I Listened To The MC5 So You Won't Have To

I own all three MC5 albums but could never listen to one all the way through until this weekend, when I forced myself through Kick Out The Jams, Back In The USA and High Time, released between 1969 and 1971. The job got easier as it went along but there's a lot of serious parody to be had both in the music and the band themselves.

Is 60s to mid 70s punk relevant today? Yes and No. Yes if you think being punk requires a full knowledge of the history and roots of the music, and No if you feel it requires nothing more than a general interest in the music and culture. Your average punk of 15 thinks Operation Ivy is Old School and that’s OK by me. I fell into hardcore around 1980 only because new wave was dying. To me, old skool is Fear, The DKs, X, Minor Threat, Ramones and Husker Du. The MC5? The NY Dolls? That’s urban hippie music from the Neolithic era. I appreciate old bands because I’m a two-bit punk historian (with a memory like a steel spaghetti strainer), but I don’t kid myself that these bands are of any interest to some kid into NOFX or Bad Religion. None. And it doesn’t have to be. As long as The Kids don’t act like punk started in 1993 I say they’re not missing out if they never hear one note from before their time.

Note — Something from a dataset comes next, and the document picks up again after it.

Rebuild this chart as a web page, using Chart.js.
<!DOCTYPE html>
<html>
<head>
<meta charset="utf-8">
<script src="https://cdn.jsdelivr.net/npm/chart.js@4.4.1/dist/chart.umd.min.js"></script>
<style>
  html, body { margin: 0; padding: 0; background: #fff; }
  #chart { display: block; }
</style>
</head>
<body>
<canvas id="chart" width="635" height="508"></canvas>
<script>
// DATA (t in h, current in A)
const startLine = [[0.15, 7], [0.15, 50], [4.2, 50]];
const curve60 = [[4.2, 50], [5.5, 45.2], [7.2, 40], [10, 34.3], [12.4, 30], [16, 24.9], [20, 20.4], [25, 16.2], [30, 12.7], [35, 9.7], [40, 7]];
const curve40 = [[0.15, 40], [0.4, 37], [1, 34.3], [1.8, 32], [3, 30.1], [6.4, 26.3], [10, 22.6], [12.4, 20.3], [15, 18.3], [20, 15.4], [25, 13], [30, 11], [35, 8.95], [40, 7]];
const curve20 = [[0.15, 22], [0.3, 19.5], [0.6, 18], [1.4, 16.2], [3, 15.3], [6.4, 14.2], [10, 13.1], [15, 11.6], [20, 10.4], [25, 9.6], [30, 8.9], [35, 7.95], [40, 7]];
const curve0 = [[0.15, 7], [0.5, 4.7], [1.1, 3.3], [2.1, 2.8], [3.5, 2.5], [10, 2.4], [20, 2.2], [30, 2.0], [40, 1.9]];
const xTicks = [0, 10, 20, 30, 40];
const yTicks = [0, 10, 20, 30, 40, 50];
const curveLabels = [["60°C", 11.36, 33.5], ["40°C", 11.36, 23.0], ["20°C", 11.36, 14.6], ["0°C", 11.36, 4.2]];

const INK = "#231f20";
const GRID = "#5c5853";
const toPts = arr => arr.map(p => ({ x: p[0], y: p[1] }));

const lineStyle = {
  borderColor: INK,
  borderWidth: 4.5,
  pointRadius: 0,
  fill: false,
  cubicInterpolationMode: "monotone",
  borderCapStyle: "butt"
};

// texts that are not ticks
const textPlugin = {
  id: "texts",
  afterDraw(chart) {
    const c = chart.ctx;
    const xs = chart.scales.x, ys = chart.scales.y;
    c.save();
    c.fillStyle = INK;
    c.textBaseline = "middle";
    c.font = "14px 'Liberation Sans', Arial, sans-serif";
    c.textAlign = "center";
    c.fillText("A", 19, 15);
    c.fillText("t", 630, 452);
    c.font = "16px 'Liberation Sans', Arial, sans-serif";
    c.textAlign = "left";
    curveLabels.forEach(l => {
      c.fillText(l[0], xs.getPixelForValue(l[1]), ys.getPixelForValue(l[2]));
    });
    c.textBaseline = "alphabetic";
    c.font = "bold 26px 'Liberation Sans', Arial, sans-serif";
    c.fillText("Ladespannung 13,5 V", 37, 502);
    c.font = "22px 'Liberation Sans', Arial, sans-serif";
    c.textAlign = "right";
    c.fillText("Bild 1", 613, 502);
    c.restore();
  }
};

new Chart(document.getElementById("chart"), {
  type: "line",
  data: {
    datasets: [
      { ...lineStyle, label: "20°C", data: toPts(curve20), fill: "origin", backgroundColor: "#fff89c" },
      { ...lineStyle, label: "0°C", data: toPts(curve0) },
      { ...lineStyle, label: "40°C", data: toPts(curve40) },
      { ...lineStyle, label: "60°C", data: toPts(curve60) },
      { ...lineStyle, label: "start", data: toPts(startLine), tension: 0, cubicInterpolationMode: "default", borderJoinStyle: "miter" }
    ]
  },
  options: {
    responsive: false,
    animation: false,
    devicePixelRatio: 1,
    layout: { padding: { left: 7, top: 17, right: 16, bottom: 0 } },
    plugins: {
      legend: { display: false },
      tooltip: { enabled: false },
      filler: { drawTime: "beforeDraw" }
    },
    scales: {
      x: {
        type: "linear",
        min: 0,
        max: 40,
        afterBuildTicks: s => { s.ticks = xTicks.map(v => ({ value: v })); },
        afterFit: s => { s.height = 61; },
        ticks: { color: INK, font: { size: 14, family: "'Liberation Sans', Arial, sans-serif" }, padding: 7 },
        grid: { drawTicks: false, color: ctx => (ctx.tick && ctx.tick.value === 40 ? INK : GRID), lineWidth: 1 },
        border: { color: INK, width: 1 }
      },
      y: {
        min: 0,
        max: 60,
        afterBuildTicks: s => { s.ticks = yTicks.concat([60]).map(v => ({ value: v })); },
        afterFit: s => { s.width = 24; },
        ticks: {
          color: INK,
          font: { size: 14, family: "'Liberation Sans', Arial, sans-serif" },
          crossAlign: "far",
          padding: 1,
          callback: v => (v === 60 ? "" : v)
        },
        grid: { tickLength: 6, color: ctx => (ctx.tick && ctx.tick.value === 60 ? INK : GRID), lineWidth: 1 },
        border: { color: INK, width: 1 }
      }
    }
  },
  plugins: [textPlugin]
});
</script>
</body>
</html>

Wayne Kramer paid his dues and his recent recordings are good, but whenever he’s trotted out to defend the activist wing of punk I consider the comical idiocy of The White Panther Party, in which the MC5 were the gun and violent revolution version of the Fabulous Furry Freak Brothers (Exhibits A and B). They treated women like rags and the revolutionary rantings on Kick Out The Jams are hysterical nonsense. Drugs, guns and stupidity don't mix.

My take on the albums is the opposite of their cheerleaders. The live album, Kick Out The Jams, is horrible. The guitars wank, songs veer of into bizarre tangents and the politics are slogans. It’s a heavy metal hippie wig-out mess. The only good part is hearing the MC5’s tagline “Kick Out The Jams. Motherf—ker!”, which may be their lasting legacy anyway. If this is great than great sucks.

Back In The USA is a studio album and shows they can actually play. It opens and closes with pop covers (“Tutti Fruity” and “Back In The USA”) and has some odd teen glam anthems on it like “Tonight” (this must be the inspiration for Spinal Tap’s “Tonight I’m Gonna Rock You Tonight”) and “High School” (“’Cause they’re going to High School Rah rah rah// High School Sis Boom Bah// High School Hey Hey Hey”) “Shakedown Street” is pure pop Grateful Dead. No Jams being kicked here, folks, and you are allowed to wonder if this is the same band.

High Time is pretty good. It shows them to be in fine company with Jefferson Airplane and Janis Joplin. “Sister Anne” combines “Johnny B. Goode” and “Bad To The Bone” (of course written many years later). The horn wig-out on “Skunk (Sonically Speaking)” is phenomenal and a brilliant break from the guitar wankfest that made their live shows such a great reason to take lsd.

The MC5 lends itself to parody played straight, and it seems the MC5 documentary agrees (here and here).